**The exercise**: Find the word "Give" in the data. Return every line where it appears.

(Rows from a dataset of charts and code)
|---|

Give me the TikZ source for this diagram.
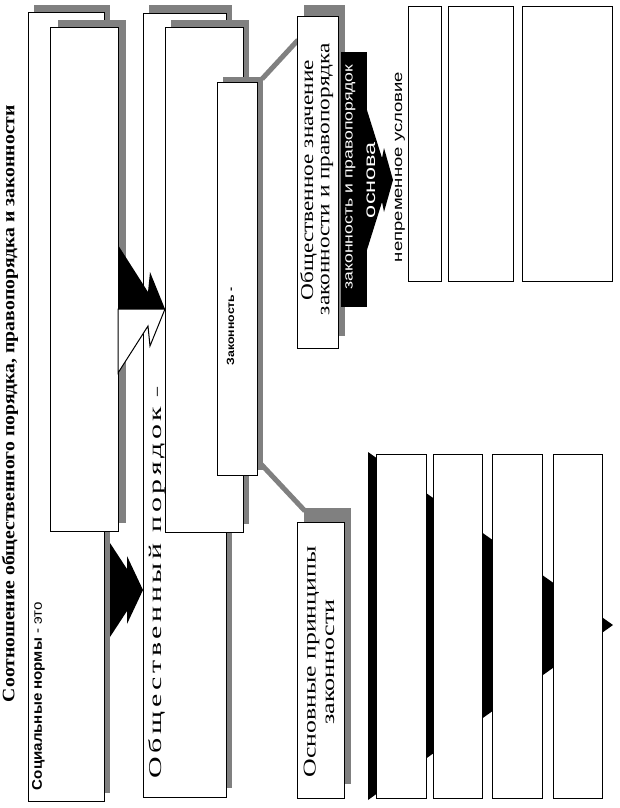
\documentclass[tikz,border=0pt]{standalone}
\usepackage{fontspec}
\setmainfont{Liberation Serif}
\setsansfont{Liberation Sans}
\usetikzlibrary{calc,backgrounds}
\definecolor{shd}{RGB}{128,128,128}
\newcommand\fitlen[2]{\resizebox{#1pt}{\height}{#2}}
% name, x1, y1, x2, y2, shadow dx, shadow up
\newcommand\shbox[7]{%
  \fill[shd] (#2+#6,#3-#7) rectangle (#4+#6,#5-#7);
  \node[box,minimum width={#4-#2},minimum height={#5-#3}] (#1) at (#2,#3) {};}
\newcommand\plainbox[5]{%
  \node[box,minimum width={#4-#2},minimum height={#5-#3}] (#1) at (#2,#3) {};}
\begin{document}
\begin{tikzpicture}[x=1pt,y=-1pt,
  box/.style={draw=black,line width=1pt,fill=white,inner sep=0pt,outer sep=0pt,anchor=north west},
  conn/.style={draw=shd,line width=5pt},
  lbl/.style={inner sep=0pt,rotate=90,anchor=center},
  serifA/.style={font=\fontsize{18}{20}\selectfont},
  sansA/.style={font=\fontsize{13.5}{15}\selectfont\sffamily}]
\useasboundingbox (0,0) rectangle (619,808);

% left stacks
\shbox{A}{28}{13}{104}{801}{6}{8}
\shbox{B}{50}{28}{118}{531}{8}{8}
\shbox{C}{143}{14}{226}{797}{6}{9}
\shbox{D}{165}{28}{243}{532}{6}{8}

\shbox{E}{217}{82}{257}{475}{6}{5}
\shbox{F}{297}{17}{338}{348}{7}{12}
\shbox{G}{297}{522}{344}{798}{7}{14}

% connectors from E to F and G (behind the boxes and shadows)
\begin{pgfonlayer}{background}
\fill[white] (0,0) rectangle (619,808);
\draw[conn] ($(E.north east)+(5,-3)$) -- ($(F.north west)+(1,23)$);
\draw[conn] ($(E.south east)+(3,-12)$) -- ($(G.north west)+(8,-11)$);
\end{pgfonlayer}

% chevron A -> C
\fill[black] (110,543) -- (127,569) -- (127,556) -- (143,590) -- (127,624) -- (127,611) -- (110,637) -- cycle;

% notched arrow B -> D
\fill[black] (118,245) -- (148,292) -- (150,272) -- (165,309) -- (118,309) -- cycle;
\filldraw[fill=white,draw=black,line width=1pt] (118,309) -- (165,309) -- (150,346) -- (148,326) -- (118,373) -- cycle;

% black callout
\fill[black] (341,52) rectangle (367,307);
\fill[black] (366,107) -- (382,158) -- (384,148) -- (393,180) -- (384,212) -- (382,202) -- (366,253) -- cycle;

% top right boxes
\plainbox{T1}{408}{7}{441}{281}
\plainbox{T2}{448}{7}{513}{281}
\plainbox{T3}{522}{7}{612}{281}

% bottom right: big triangle behind four boxes
\fill[black] (368,452) -- (613,625) -- (368,800) -- cycle;
\plainbox{U1}{376}{454}{426}{798}
\plainbox{U2}{433}{454}{482}{798}
\plainbox{U3}{492}{454}{542}{798}
\plainbox{U4}{553}{454}{602}{798}

% texts
\node[lbl,font=\fontsize{17.5}{19}\selectfont\bfseries] (title) at (10,403.5)
  {\fitlen{597}{Соотношение общественного порядка, правопорядка и законности}};
\node[lbl,font=\fontsize{14}{16}\selectfont\sffamily] (soc) at (38.5,696) {\fitlen{188}{\textbf{Социальные нормы} - это}};
\node[lbl,font=\fontsize{18}{20}\selectfont] (op) at (157,583)
  {\fitlen{372}{\addfontfeature{LetterSpace=12}Общественный порядок}\hspace{10pt}–};
\node[lbl,font=\fontsize{10.5}{12}\selectfont\sffamily\bfseries] (zak) at (230.5,326) {\fitlen{78}{Законность -}};
\node[lbl,serifA] (f1) at (308.5,180) {\fitlen{240}{Общественное значение}};
\node[lbl,serifA] (f2) at (327,179) {\fitlen{272}{законности и правопорядка}};
\node[lbl,sansA,text=white] (c1) at (350.5,177) {\fitlen{225}{законность и правопорядок}};
\node[lbl,font=\fontsize{16}{18}\selectfont\sffamily,text=white] (c2) at (371,180) {\fitlen{76}{основа}};
\node[lbl,sansA] (nu) at (400,167) {\fitlen{190}{непременное условие}};
\node[lbl,serifA] (g1) at (311.5,662) {\fitlen{231}{Основные принципы}};
\node[lbl,serifA] (g2) at (330,662) {\fitlen{125}{законности}};
\end{tikzpicture}
\end{document}
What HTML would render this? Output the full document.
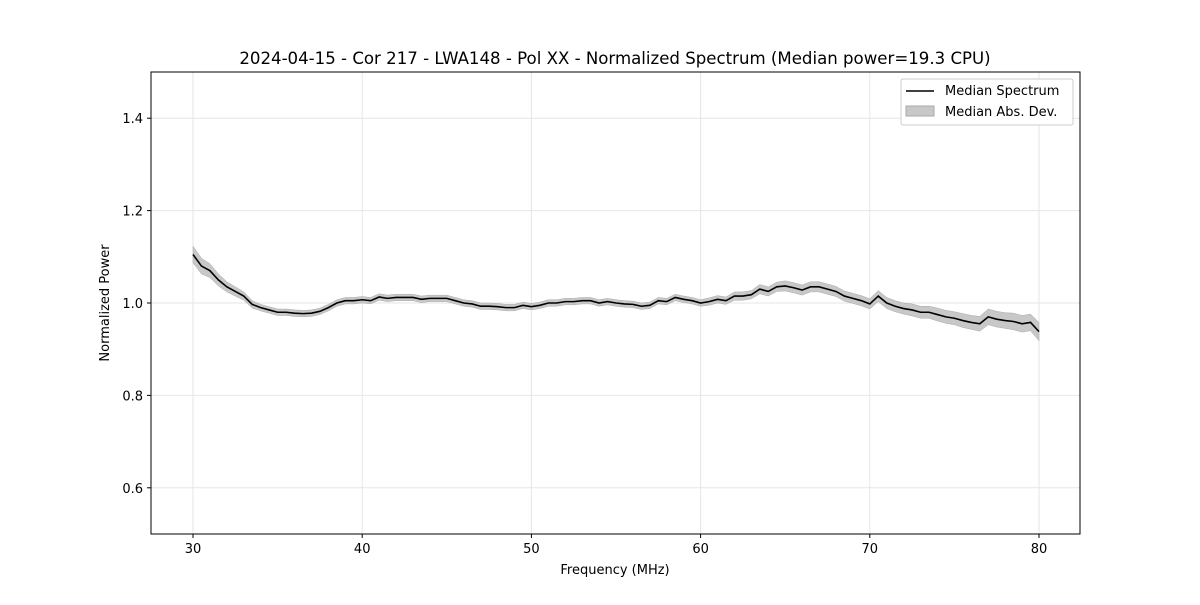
<!DOCTYPE html>
<html><head><meta charset="utf-8"><style>
body{margin:0;background:#fff;font-family:"Liberation Sans",sans-serif}
svg text{font-family:"DejaVu Sans","Liberation Sans",sans-serif;font-size:13px;fill:#000}
</style></head><body>
<svg id="chart" width="1200" height="600" xmlns="http://www.w3.org/2000/svg">
<rect width="1200" height="600" fill="#fff"/>
<text x="615" y="64" text-anchor="middle" style="font-size:16.6px">2024-04-15 - Cor 217 - LWA148 - Pol XX - Normalized Spectrum (Median power=19.3 CPU)</text>
<g id="grid"></g>
<g id="marks"></g>
<rect x="151" y="72" width="929" height="462" fill="none" stroke="#000" stroke-width="1"/>
<g id="ticks"></g>
<text x="615" y="574" text-anchor="middle">Frequency (MHz)</text>
<text transform="translate(109,303) rotate(-90)" text-anchor="middle">Normalized Power</text>
<g>
<rect x="901" y="79" width="172" height="46" fill="#fff" stroke="#ccc" rx="2"/>
<line x1="906" y1="91" x2="934" y2="91" stroke="#000" stroke-width="1.6"/>
<text x="945" y="95">Median Spectrum</text>
<rect x="906" y="106" width="28" height="10" fill="#c8c8c8" stroke="#aaa"/>
<text x="945" y="116">Median Abs. Dev.</text>
</g>
</svg>
<script>
const freqStart = 30, freqStep = 0.5;
const medianValues = [1.105,1.08,1.07,1.05,1.035,1.025,1.015,0.997,0.99,0.985,0.98,0.98,0.978,0.977,0.978,0.982,0.99,1.0,1.005,1.005,1.007,1.005,1.013,1.01,1.012,1.012,1.012,1.008,1.01,1.01,1.01,1.005,1.0,0.998,0.993,0.993,0.992,0.99,0.99,0.995,0.992,0.995,1.0,1.0,1.003,1.003,1.005,1.005,1.0,1.003,1.0,0.998,0.997,0.993,0.995,1.005,1.003,1.012,1.008,1.005,1.0,1.003,1.008,1.005,1.015,1.015,1.018,1.03,1.025,1.035,1.037,1.033,1.028,1.035,1.035,1.03,1.025,1.015,1.01,1.005,0.998,1.015,1.0,0.993,0.988,0.985,0.98,0.98,0.975,0.97,0.967,0.962,0.958,0.955,0.97,0.965,0.962,0.96,0.955,0.958,0.938];
const madValues = [0.018,0.017,0.015,0.013,0.011,0.01,0.009,0.008,0.007,0.007,0.007,0.007,0.007,0.007,0.007,0.007,0.007,0.007,0.007,0.007,0.007,0.007,0.007,0.007,0.007,0.007,0.007,0.007,0.007,0.007,0.007,0.007,0.007,0.007,0.007,0.007,0.007,0.007,0.007,0.007,0.007,0.007,0.007,0.007,0.007,0.007,0.007,0.007,0.007,0.007,0.007,0.007,0.007,0.007,0.007,0.007,0.007,0.007,0.007,0.007,0.007,0.008,0.008,0.008,0.009,0.009,0.009,0.01,0.01,0.01,0.011,0.011,0.011,0.011,0.011,0.011,0.011,0.011,0.011,0.011,0.011,0.012,0.012,0.012,0.012,0.013,0.013,0.013,0.014,0.014,0.014,0.015,0.015,0.016,0.017,0.017,0.017,0.018,0.018,0.018,0.02];
const xTicks = [30,40,50,60,70,80];
const yTicks = [0.6,0.8,1.0,1.2,1.4];
const X = f => 193 + (f-30)*16.92;
const Y = v => 534 - (v-0.5)*462;
const NS='http://www.w3.org/2000/svg';
function mk(tag, attrs, parent){const e=document.createElementNS(NS,tag);for(const k in attrs)e.setAttribute(k,attrs[k]);parent.appendChild(e);return e;}
const grid=document.getElementById('grid'), ticks=document.getElementById('ticks'), marks=document.getElementById('marks');
xTicks.forEach(t=>{
  const g=mk('line',{x1:X(t),x2:X(t),y1:72,y2:534,stroke:'#e6e6e6'},grid);
  
  
  const tk=mk('line',{x1:X(t),x2:X(t),y1:534,y2:538,stroke:'#000'},ticks);
  
  
  const tx=mk('text',{x:X(t),y:553,'text-anchor':'middle'},ticks);tx.textContent=t;
  
  
});
yTicks.forEach(t=>{
  const g=mk('line',{x1:151,x2:1080,y1:Y(t),y2:Y(t),stroke:'#e6e6e6'},grid);
  
  
  const tk=mk('line',{x1:147,x2:151,y1:Y(t),y2:Y(t),stroke:'#000'},ticks);
  
  
  const tx=mk('text',{x:143,y:Y(t)+5,'text-anchor':'end'},ticks);tx.textContent=t.toFixed(1);
  
  
});
let up=[],dn=[],ln=[];
medianValues.forEach((v,i)=>{const f=freqStart+i*freqStep;up.push(X(f)+','+Y(v+madValues[i]));dn.unshift(X(f)+','+Y(v-madValues[i]));ln.push(X(f)+','+Y(v));});
const band=mk('polygon',{points:up.concat(dn).join(' '),fill:'#c8c8c8',stroke:'#aaa','stroke-width':0.5},marks);


const line=mk('polyline',{points:ln.join(' '),fill:'none',stroke:'#000','stroke-width':1.6},marks);


</script>
</body></html>
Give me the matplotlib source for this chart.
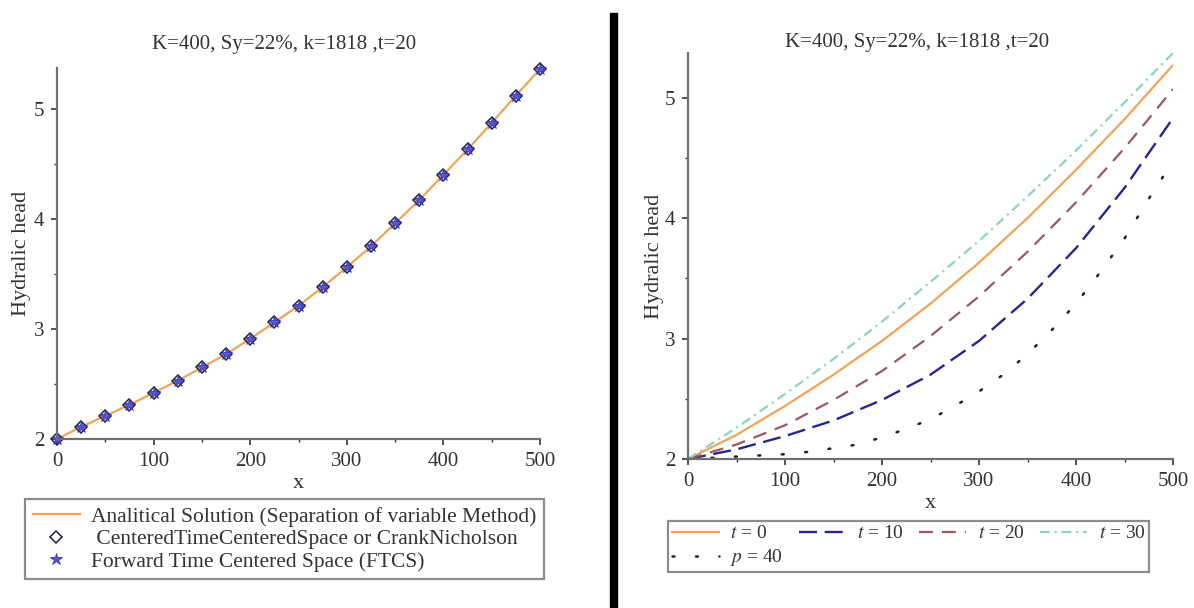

|---|

**Solution**:
Give me the TikZ source for this diagram.
Give me the matplotlib source for this chart.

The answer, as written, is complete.